パウロは、愛弟子テモテに「神は唯一です。また、神と人との間の仲介者も唯一であって、それは人としてのキリスト・イエスです(Ⅰテモテ2:5)」と書いています。

「主は義をよろいのように着、救いのかぶとを頭にかぶり、復讐の衣を身にまとい、ねたみを外套として身をおおわれた」

預言者は、救いをもたらす救い主を戦士の姿で描写しています。これは、パウロがエペソ人への手紙(小アジアの諸教会への回覧)のなかで借用・補完しています(エペソ6:11-19)

「主は激しい流れのように来られ、その中で主の息が吹きまくっている」

主が怒涛のように来られ、疾風を巻き起こされる描写です。疾風怒涛という言葉の派生源です。

息は(ルーアッハ)、時には風と訳され、また霊と訳される言葉です。

主の息(ルーアッハ・ヤーウェ)は、創世記1章2節の神の霊(ルーアッハ・エロヒーム)に与ったものです。意味は同じです。創世記では、万物創造の胎動として描かれています。
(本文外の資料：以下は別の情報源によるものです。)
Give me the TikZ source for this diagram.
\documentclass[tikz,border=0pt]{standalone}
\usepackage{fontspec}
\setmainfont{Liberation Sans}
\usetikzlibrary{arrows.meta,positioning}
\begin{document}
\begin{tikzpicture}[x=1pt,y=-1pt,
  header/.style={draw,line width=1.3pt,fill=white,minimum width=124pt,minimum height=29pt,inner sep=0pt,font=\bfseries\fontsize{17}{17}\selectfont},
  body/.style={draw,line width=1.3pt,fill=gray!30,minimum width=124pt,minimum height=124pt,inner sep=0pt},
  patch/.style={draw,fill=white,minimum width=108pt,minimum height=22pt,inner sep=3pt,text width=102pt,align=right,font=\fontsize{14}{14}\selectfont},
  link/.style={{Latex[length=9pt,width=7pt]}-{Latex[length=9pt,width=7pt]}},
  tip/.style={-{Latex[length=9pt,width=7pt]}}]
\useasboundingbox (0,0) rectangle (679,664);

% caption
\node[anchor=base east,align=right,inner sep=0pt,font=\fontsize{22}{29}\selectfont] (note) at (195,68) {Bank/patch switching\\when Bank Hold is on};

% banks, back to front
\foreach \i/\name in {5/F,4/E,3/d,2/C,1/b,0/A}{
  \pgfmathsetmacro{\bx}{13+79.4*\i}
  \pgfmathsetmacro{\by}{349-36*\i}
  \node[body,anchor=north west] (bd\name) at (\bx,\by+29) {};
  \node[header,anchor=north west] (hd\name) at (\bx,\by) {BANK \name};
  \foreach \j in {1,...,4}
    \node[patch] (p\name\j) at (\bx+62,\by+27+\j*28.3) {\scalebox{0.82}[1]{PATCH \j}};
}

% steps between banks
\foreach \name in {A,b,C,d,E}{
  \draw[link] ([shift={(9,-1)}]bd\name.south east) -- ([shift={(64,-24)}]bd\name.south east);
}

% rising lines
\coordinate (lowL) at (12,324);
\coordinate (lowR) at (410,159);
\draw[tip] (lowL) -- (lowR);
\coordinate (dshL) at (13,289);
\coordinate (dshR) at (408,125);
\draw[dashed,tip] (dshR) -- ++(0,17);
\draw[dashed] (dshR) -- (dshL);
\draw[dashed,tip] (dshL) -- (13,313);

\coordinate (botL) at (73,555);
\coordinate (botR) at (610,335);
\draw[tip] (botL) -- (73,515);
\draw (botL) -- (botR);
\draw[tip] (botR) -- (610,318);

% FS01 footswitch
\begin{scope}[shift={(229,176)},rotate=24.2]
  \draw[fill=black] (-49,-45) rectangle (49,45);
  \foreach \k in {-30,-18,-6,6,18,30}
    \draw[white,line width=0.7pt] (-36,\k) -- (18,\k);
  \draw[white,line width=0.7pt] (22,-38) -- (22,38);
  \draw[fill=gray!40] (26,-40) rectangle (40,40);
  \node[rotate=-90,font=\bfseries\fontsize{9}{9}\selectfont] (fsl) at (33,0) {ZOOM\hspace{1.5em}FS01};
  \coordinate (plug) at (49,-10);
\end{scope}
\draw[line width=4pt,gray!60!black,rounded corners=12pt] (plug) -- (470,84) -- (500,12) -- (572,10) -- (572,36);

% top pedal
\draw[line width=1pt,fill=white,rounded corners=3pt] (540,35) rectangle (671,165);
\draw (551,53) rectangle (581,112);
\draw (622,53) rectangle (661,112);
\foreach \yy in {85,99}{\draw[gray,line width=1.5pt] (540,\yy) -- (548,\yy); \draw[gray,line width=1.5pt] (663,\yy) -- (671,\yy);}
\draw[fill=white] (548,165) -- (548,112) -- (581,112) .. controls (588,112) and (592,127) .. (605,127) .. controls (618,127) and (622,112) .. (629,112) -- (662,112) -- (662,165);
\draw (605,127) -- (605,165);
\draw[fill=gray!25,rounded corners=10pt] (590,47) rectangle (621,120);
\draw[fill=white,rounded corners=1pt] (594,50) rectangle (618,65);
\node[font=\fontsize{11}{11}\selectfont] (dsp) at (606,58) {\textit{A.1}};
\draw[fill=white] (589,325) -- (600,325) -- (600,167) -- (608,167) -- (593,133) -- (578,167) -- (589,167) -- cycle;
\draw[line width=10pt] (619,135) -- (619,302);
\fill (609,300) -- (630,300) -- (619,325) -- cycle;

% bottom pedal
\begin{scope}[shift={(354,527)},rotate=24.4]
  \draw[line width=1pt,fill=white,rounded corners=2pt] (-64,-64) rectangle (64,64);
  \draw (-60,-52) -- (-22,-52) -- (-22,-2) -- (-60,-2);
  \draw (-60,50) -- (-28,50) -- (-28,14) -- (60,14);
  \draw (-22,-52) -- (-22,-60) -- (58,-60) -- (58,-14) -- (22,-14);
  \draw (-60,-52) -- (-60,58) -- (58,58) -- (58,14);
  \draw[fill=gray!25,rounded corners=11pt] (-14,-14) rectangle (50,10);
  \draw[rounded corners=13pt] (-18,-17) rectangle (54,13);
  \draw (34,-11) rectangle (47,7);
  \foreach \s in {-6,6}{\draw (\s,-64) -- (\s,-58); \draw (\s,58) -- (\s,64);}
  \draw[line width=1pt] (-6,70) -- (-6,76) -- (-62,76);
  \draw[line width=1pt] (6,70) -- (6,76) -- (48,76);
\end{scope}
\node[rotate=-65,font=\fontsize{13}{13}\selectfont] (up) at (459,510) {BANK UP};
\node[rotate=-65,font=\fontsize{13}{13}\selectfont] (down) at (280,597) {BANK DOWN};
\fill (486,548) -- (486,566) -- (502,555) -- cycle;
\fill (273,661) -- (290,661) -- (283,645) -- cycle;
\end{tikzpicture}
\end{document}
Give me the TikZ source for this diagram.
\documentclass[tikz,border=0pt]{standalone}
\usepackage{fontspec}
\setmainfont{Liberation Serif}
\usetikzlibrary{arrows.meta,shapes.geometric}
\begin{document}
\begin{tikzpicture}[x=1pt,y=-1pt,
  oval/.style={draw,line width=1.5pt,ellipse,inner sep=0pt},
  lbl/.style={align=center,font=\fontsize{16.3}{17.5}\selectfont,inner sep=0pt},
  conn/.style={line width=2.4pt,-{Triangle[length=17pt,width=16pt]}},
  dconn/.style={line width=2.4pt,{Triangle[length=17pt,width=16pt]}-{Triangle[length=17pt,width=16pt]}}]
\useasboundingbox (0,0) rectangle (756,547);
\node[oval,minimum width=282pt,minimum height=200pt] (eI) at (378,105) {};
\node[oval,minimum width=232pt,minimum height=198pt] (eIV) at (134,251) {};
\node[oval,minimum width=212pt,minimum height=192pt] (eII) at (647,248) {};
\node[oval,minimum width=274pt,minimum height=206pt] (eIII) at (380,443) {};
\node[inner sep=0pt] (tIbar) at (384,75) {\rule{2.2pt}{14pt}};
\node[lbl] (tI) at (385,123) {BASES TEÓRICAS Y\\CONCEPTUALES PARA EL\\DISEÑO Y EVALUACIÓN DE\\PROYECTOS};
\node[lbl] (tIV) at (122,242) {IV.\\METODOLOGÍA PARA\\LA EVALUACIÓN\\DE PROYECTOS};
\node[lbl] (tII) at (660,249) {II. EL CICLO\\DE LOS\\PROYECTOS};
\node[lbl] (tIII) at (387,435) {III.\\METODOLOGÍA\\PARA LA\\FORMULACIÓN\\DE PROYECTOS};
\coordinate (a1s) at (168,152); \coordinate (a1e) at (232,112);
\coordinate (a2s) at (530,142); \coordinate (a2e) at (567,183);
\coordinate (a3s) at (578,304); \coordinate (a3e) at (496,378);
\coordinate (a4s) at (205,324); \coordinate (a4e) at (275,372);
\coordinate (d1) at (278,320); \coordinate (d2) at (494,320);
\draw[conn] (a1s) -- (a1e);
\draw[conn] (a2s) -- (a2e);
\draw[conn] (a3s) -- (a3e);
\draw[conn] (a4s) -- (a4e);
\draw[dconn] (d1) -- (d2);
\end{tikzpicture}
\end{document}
イザヤ書では、救いのために立ち上がる戦士の武者震いの表現です。

最後に主の確認は「これは、彼らと結ぶわたしの契約である・・・あなたの上にあるわたしの霊、わたしがあなたの口に置いたわたしのことばは、あなたの口からも、あなたの子孫の口からも、すえのすえの口からも、今よりとこしえに離れない」と念を押される。

預言者イザヤの到達した確信「わたしの霊・・・今よりとこしえに離れない」これが、後の預言者たちを励ました事は計り知れません。エゼキエルは、バビロン捕囚を経験した預言者です。彼は、神の民を自認するイスラエルが、異邦人に蹂躙される屈辱的な体験の証人です。それにも拘わらず、彼の霊的な期待は不屈でした。イスラエルの回復を信じて、その最後の言葉を「主はそこにおられる(ヤーウェ・シャーマー)」と結んでいます。